We thrashed four teams, and somehow found a way to win in the other two victories. It all had a pleasingly logical sense of inevitability about it. Perhaps the biggest shock was that we didn’t find an added time winner against Solihull Moors.
The faith the fans have developed in this team has led to the creation of some really strong relationships with individuals on the pitch too. Something very odd would be afoot if the fans didn’t love an extrovert match-winner like Mullin, but Palmer’s larger-than-life charisma has also had an impact. Aaron Hayden – The Red Baron – is a real cult hero, but one whose popularity is created not by a flawed nature, but by his awesome physicality. Sometimes, it just feels like it’s not fair on the other side that he’s allowed to play.

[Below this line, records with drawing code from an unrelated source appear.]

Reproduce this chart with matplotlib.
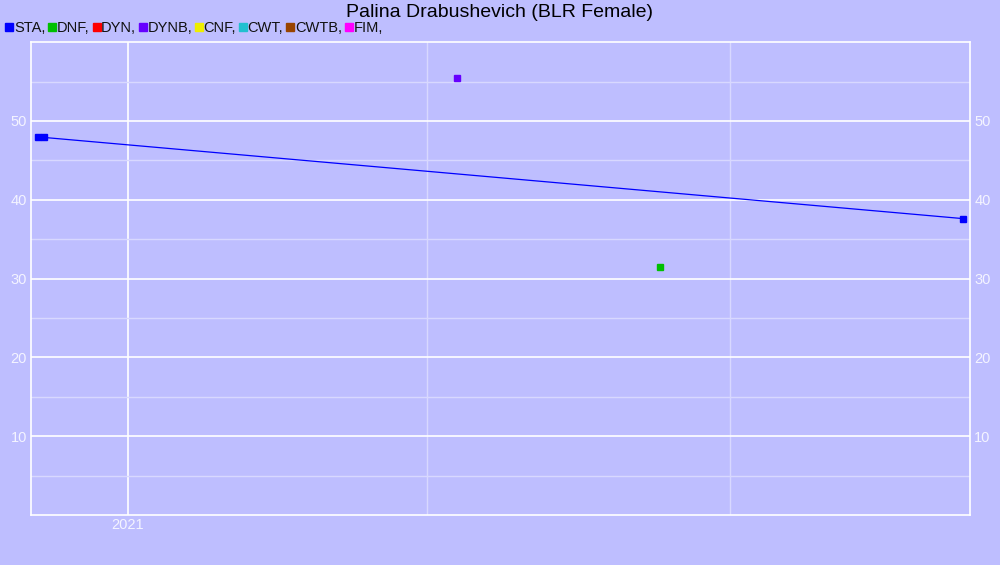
import numpy as np
import matplotlib
matplotlib.use("Agg")
import matplotlib.pyplot as plt
import matplotlib.dates as mdates
from matplotlib.lines import Line2D

plt.rcParams['font.family'] = ['Liberation Sans', 'DejaVu Sans']

title = "Palina Drabushevich (BLR Female)"
disciplines = ["STA", "DNF", "DYN", "DYNB", "CNF", "CWT", "CWTB", "FIM"]
colors = ["#0000ff", "#00c000", "#ff0000", "#6600ff", "#eeee00", "#20c0d0", "#994400", "#ff00ff"]

sta_dates = np.array(["2020-12-05", "2020-12-07", "2021-09-09"], dtype="datetime64[D]")
sta_vals = [47.9, 47.9, 37.6]
dnf_dates = np.array(["2021-06-10"], dtype="datetime64[D]")
dnf_vals = [31.5]
dynb_dates = np.array(["2021-04-10"], dtype="datetime64[D]")
dynb_vals = [55.5]

y_ticks = [10, 20, 30, 40, 50]
y_minor = [5, 15, 25, 35, 45, 55]

bg = "#bebeff"
fig = plt.figure(figsize=(10, 5.65), dpi=100, facecolor=bg)
ax = fig.add_axes([0.031, 0.0885, 0.939, 0.837], facecolor=bg)

ax.plot(sta_dates, sta_vals, color=colors[0], lw=0.9, marker="s", ms=4.5, zorder=3)
ax.plot(dnf_dates, dnf_vals, ls="none", color=colors[1], marker="s", ms=4.5, zorder=3)
ax.plot(dynb_dates, dynb_vals, ls="none", color=colors[3], marker="s", ms=4.5, zorder=3)

ax.set_xlim(np.datetime64("2020-12-03"), np.datetime64("2021-09-11"))
ax.set_ylim(0, 60)

ax.xaxis.set_major_locator(mdates.YearLocator())
ax.xaxis.set_major_formatter(mdates.DateFormatter("%Y"))
ax.xaxis.set_minor_locator(mdates.MonthLocator(bymonth=[4, 7, 10]))
ax.set_yticks(y_ticks)
ax.set_yticks(y_minor, minor=True)

ax.grid(which="major", color="white", lw=1.2)
ax.grid(which="minor", color="#d8d8ff", lw=1.0)
ax.set_axisbelow(True)
for s in ax.spines.values():
    s.set_color("white")
    s.set_linewidth(1.2)

ax.tick_params(which="both", length=0, colors="#f4f4ff", labelsize=10.5)
ax.tick_params(axis="y", labelright=True, pad=3)
ax.tick_params(axis="x", pad=2)

fig.text(0.5, 0.978, title, ha="center", va="center", fontsize=14, color="black")

handles = [Line2D([], [], ls="none", marker="s", ms=5.5, color=c) for c in colors]
labels = [d + "," for d in disciplines]
fig.legend(handles, labels, loc="center left", bbox_to_anchor=(0.0, 0.950), ncol=8,
           frameon=False, handlelength=0.5, handletextpad=0.05, columnspacing=0.24,
           fontsize=10.5, borderaxespad=0, labelcolor="#111111")

fig.savefig("out.png", dpi=100, facecolor=bg)
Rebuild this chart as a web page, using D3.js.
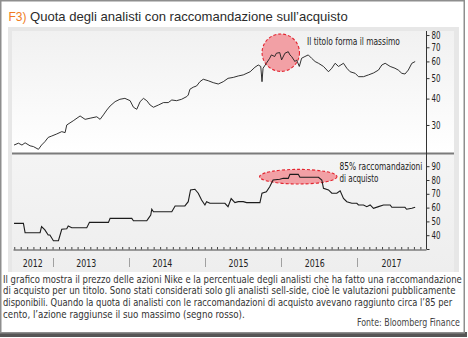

Throw in local-boy-made-legend Jordan Davies, the tirelessness of Luke Young and James Jones, the thrilling promise of Max Cleworth, Reece Hall-Johnson’s streaks down the flank and Ben Tozer’s massive presence, and you have a really likeable band. And then there’s the wonderful redemption of Christian Dibble as he bounced back from a bad day against Dover to excel against Stockport.

The final goal of these games encapsulated what had gone before perfectly.
We’d just gone 3-0 up against Altrincham, and Jordan Davies took advantage of the celebrations to change his boots. He didn’t make it back onto the pitch in time for the restart though, despite Ollie Palmer’s craftily slow dawdle back to his own half, so we had to play with ten men. Paul Mullin dropped diligently back to fill Davies’ deeper spot, and clearly we’d just keep it tight until we were back up to eleven men.
Not a bit of it. Forty-five seconds later it was 4-0!
I feel a tinge of regret that this sequence is over; I want to go back and experience it all again. Perhaps that’s the best thing about the last month though. It didn’t feel fragile, or surprising. The quality of the side we’re building makes me confident that we’ll be experiencing these wonderful highs again and again in the next few years.